By Chris Michaud, New York Post
Nine hero cops teamed up yesterday to save the life of a despondent man dangling from the George Washington Bridge, begging them for help and pleading, “I want to live. Don’t let me go.”
The dramatic, 30-minute rescue began at 6 a.m. when four Port Authority police called to the scene by a bridge maintenance crew spotted the suicidal man hanging by his arms on the outside of the bridge’s south railing near the New Jersey tower - 200 feet above the Hudson River.
“He told us, ‘Please help me, I really don’t want to die.

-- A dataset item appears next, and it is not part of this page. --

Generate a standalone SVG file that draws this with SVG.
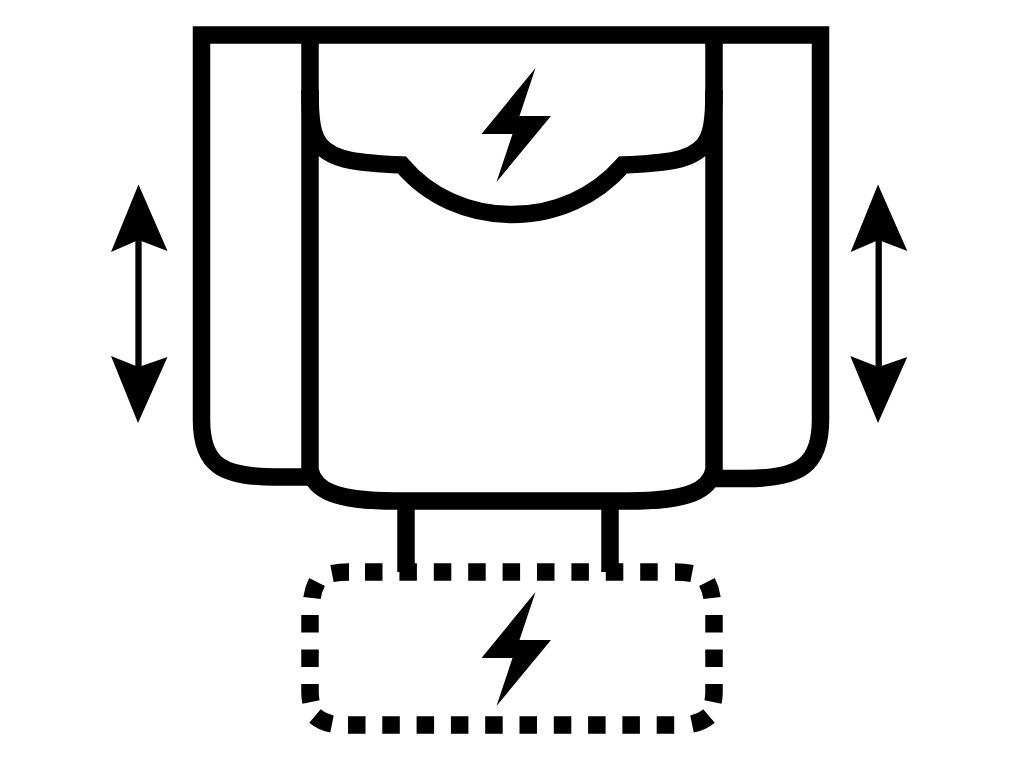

I want to live, don’t let me go,’ ” said Port Authority Police Officer Ray Corbo.
“He was hanging on for dear life.”
Corbo, along with officers Milagros Lopez, Ray Rodriguez and Adrian Graham, tried to calm the terrified would-be jumper, then clutched his arms while Sgt. Richard Keith quickly handcuffed him to the bridge’s railing to prevent him from a fatal plunge into the river.
Rodriguez said the 225-pound man was too heavy to lift over the railing, so the cops held him up, even after they put two sets of handcuffs on him, until NYPD Emergency Services Unit officers arrived with special rescue apparatus.
Lopez said the 27-year-old unidentified Bronx man, who was taken to Columbia-Presbyterian Hospital for evaluation, has apparently been laid off and “was walking to clear his head” when he decided to end it all. But he had a change of heart almost immediately, she said.